* What is being asked:
Copy out the whole listing exactly as written, leaving the pictures behind.

* Data lines:
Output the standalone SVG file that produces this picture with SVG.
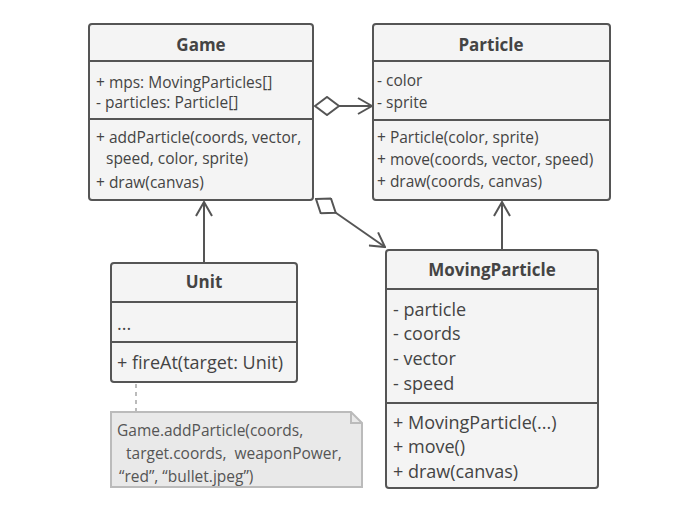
<svg xmlns="http://www.w3.org/2000/svg" width="700" height="507" viewBox="0 0 700 507">
<style>
.box{fill:#f4f4f4;stroke:#555;stroke-width:2}
.sep{stroke:#555;stroke-width:2}
.t{font-family:"Open Sans","Liberation Sans",sans-serif;font-size:15.5px;fill:#444}
.t18{font-family:"Open Sans","Liberation Sans",sans-serif;font-size:18px;fill:#444}
.title{font-family:"Open Sans","Liberation Sans",sans-serif;font-size:17px;font-weight:bold;fill:#444;text-anchor:middle}
.edge{stroke:#555;stroke-width:2;fill:none}
.note{fill:#e9e9e9;stroke:#bbb;stroke-width:2}
.nt{font-family:"Open Sans","Liberation Sans",sans-serif;font-size:15.5px;fill:#555}
</style>
<defs>
<marker id="arrow" viewBox="0 0 16 18" refX="15" refY="9" markerWidth="16" markerHeight="18" markerUnits="userSpaceOnUse" orient="auto">
<path d="M1,1 L15,9 L1,17" fill="none" stroke="#555" stroke-width="2"/>
</marker>
<marker id="diamond" viewBox="0 -1 28 20" refX="1" refY="9" markerWidth="28" markerHeight="20" markerUnits="userSpaceOnUse" orient="auto">
<path d="M1,9 L13,0 L25,9 L13,18 Z" fill="#fff" stroke="#555" stroke-width="2"/>
</marker>
</defs>
<g id="connectors">
<line class="edge" x1="315" y1="106" x2="372" y2="106" marker-start="url(#diamond)" marker-end="url(#arrow)"/>
<line class="edge" x1="316" y1="199" x2="385" y2="247" marker-start="url(#diamond)" marker-end="url(#arrow)"/>
<line class="edge" x1="204" y1="262" x2="204" y2="202" marker-end="url(#arrow)"/>
<line class="edge" x1="502" y1="250" x2="502" y2="202" marker-end="url(#arrow)"/>
<line x1="136" y1="384" x2="136" y2="411" stroke="#bbb" stroke-width="2" stroke-dasharray="4,4"/>
</g>
<g id="game">
<rect class="box" x="89" y="24" width="224" height="176" rx="3"/>
<line class="sep" x1="89" y1="61" x2="313" y2="61"/>
<line class="sep" x1="89" y1="119" x2="313" y2="119"/>
<text class="title" x="201" y="51">Game</text>
<text class="t" x="96" y="88">+ mps: MovingParticles[]</text>
<text class="t" x="96" y="108">- particles: Particle[]</text>
<text class="t" x="96" y="143">+ addParticle(coords, vector,</text>
<text class="t" x="106" y="164">speed, color, sprite)</text>
<text class="t" x="96" y="188">+ draw(canvas)</text>
</g>
<g id="particle">
<rect class="box" x="373" y="24" width="237" height="176" rx="3"/>
<line class="sep" x1="373" y1="61" x2="610" y2="61"/>
<line class="sep" x1="373" y1="120" x2="610" y2="120"/>
<text class="title" x="491" y="51">Particle</text>
<text class="t" x="377" y="86">- color</text>
<text class="t" x="377" y="108">- sprite</text>
<text class="t" x="377" y="143">+ Particle(color, sprite)</text>
<text class="t" x="377" y="165">+ move(coords, vector, speed)</text>
<text class="t" x="377" y="187">+ draw(coords, canvas)</text>
</g>
<g id="unit">
<rect class="box" x="111" y="263" width="186" height="119" rx="3"/>
<line class="sep" x1="111" y1="302" x2="297" y2="302"/>
<line class="sep" x1="111" y1="342" x2="297" y2="342"/>
<text class="title" x="204" y="288">Unit</text>
<text class="t18" x="117" y="330">...</text>
<text class="t18" x="117" y="369">+ fireAt(target: Unit)</text>
</g>
<g id="movingparticle">
<rect class="box" x="386" y="250" width="212" height="238" rx="3"/>
<line class="sep" x1="386" y1="289" x2="598" y2="289"/>
<line class="sep" x1="386" y1="403" x2="598" y2="403"/>
<text class="title" x="492" y="276">MovingParticle</text>
<text class="t18" x="393" y="316">- particle</text>
<text class="t18" x="393" y="340">- coords</text>
<text class="t18" x="393" y="365">- vector</text>
<text class="t18" x="393" y="390">- speed</text>
<text class="t18" x="393" y="429">+ MovingParticle(...)</text>
<text class="t18" x="393" y="453">+ move()</text>
<text class="t18" x="393" y="478">+ draw(canvas)</text>
</g>
<g id="note">
<path class="note" d="M111,412 L351,412 L362,423 L362,487 L111,487 Z"/>
<path d="M351,412 L351,423 L362,423" fill="none" stroke="#bbb" stroke-width="2"/>
<text class="nt" x="117" y="436">Game.addParticle(coords,</text>
<text class="nt" x="126" y="459" xml:space="preserve">target.coords,  weaponPower,</text>
<text class="nt" x="119" y="482">“red”, “bullet.jpeg”)</text>
</g>
</svg>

* Task solution:
Output the standalone SVG file that produces this picture with SVG.
<svg xmlns="http://www.w3.org/2000/svg" width="700" height="507" viewBox="0 0 700 507">
<style>
.box{fill:#f4f4f4;stroke:#555;stroke-width:2}
.sep{stroke:#555;stroke-width:2}
.t{font-family:"Open Sans","Liberation Sans",sans-serif;font-size:15.5px;fill:#444}
.t18{font-family:"Open Sans","Liberation Sans",sans-serif;font-size:18px;fill:#444}
.title{font-family:"Open Sans","Liberation Sans",sans-serif;font-size:17px;font-weight:bold;fill:#444;text-anchor:middle}
.edge{stroke:#555;stroke-width:2;fill:none}
.note{fill:#e9e9e9;stroke:#bbb;stroke-width:2}
.nt{font-family:"Open Sans","Liberation Sans",sans-serif;font-size:15.5px;fill:#555}
</style>
<defs>
<marker id="arrow" viewBox="0 0 16 18" refX="15" refY="9" markerWidth="16" markerHeight="18" markerUnits="userSpaceOnUse" orient="auto">
<path d="M1,1 L15,9 L1,17" fill="none" stroke="#555" stroke-width="2"/>
</marker>
<marker id="diamond" viewBox="0 -1 28 20" refX="1" refY="9" markerWidth="28" markerHeight="20" markerUnits="userSpaceOnUse" orient="auto">
<path d="M1,9 L13,0 L25,9 L13,18 Z" fill="#fff" stroke="#555" stroke-width="2"/>
</marker>
</defs>
<g id="connectors">
<line class="edge" x1="315" y1="106" x2="372" y2="106" marker-start="url(#diamond)" marker-end="url(#arrow)"/>
<line class="edge" x1="316" y1="199" x2="385" y2="247" marker-start="url(#diamond)" marker-end="url(#arrow)"/>
<line class="edge" x1="204" y1="262" x2="204" y2="202" marker-end="url(#arrow)"/>
<line class="edge" x1="502" y1="250" x2="502" y2="202" marker-end="url(#arrow)"/>
<line x1="136" y1="384" x2="136" y2="411" stroke="#bbb" stroke-width="2" stroke-dasharray="4,4"/>
</g>
<g id="game">
<rect class="box" x="89" y="24" width="224" height="176" rx="3"/>
<line class="sep" x1="89" y1="61" x2="313" y2="61"/>
<line class="sep" x1="89" y1="119" x2="313" y2="119"/>
<text class="title" x="201" y="51">Game</text>
<text class="t" x="96" y="88">+ mps: MovingParticles[]</text>
<text class="t" x="96" y="108">- particles: Particle[]</text>
<text class="t" x="96" y="143">+ addParticle(coords, vector,</text>
<text class="t" x="106" y="164">speed, color, sprite)</text>
<text class="t" x="96" y="188">+ draw(canvas)</text>
</g>
<g id="particle">
<rect class="box" x="373" y="24" width="237" height="176" rx="3"/>
<line class="sep" x1="373" y1="61" x2="610" y2="61"/>
<line class="sep" x1="373" y1="120" x2="610" y2="120"/>
<text class="title" x="491" y="51">Particle</text>
<text class="t" x="377" y="86">- color</text>
<text class="t" x="377" y="108">- sprite</text>
<text class="t" x="377" y="143">+ Particle(color, sprite)</text>
<text class="t" x="377" y="165">+ move(coords, vector, speed)</text>
<text class="t" x="377" y="187">+ draw(coords, canvas)</text>
</g>
<g id="unit">
<rect class="box" x="111" y="263" width="186" height="119" rx="3"/>
<line class="sep" x1="111" y1="302" x2="297" y2="302"/>
<line class="sep" x1="111" y1="342" x2="297" y2="342"/>
<text class="title" x="204" y="288">Unit</text>
<text class="t18" x="117" y="330">...</text>
<text class="t18" x="117" y="369">+ fireAt(target: Unit)</text>
</g>
<g id="movingparticle">
<rect class="box" x="386" y="250" width="212" height="238" rx="3"/>
<line class="sep" x1="386" y1="289" x2="598" y2="289"/>
<line class="sep" x1="386" y1="403" x2="598" y2="403"/>
<text class="title" x="492" y="276">MovingParticle</text>
<text class="t18" x="393" y="316">- particle</text>
<text class="t18" x="393" y="340">- coords</text>
<text class="t18" x="393" y="365">- vector</text>
<text class="t18" x="393" y="390">- speed</text>
<text class="t18" x="393" y="429">+ MovingParticle(...)</text>
<text class="t18" x="393" y="453">+ move()</text>
<text class="t18" x="393" y="478">+ draw(canvas)</text>
</g>
<g id="note">
<path class="note" d="M111,412 L351,412 L362,423 L362,487 L111,487 Z"/>
<path d="M351,412 L351,423 L362,423" fill="none" stroke="#bbb" stroke-width="2"/>
<text class="nt" x="117" y="436">Game.addParticle(coords,</text>
<text class="nt" x="126" y="459" xml:space="preserve">target.coords,  weaponPower,</text>
<text class="nt" x="119" y="482">“red”, “bullet.jpeg”)</text>
</g>
</svg>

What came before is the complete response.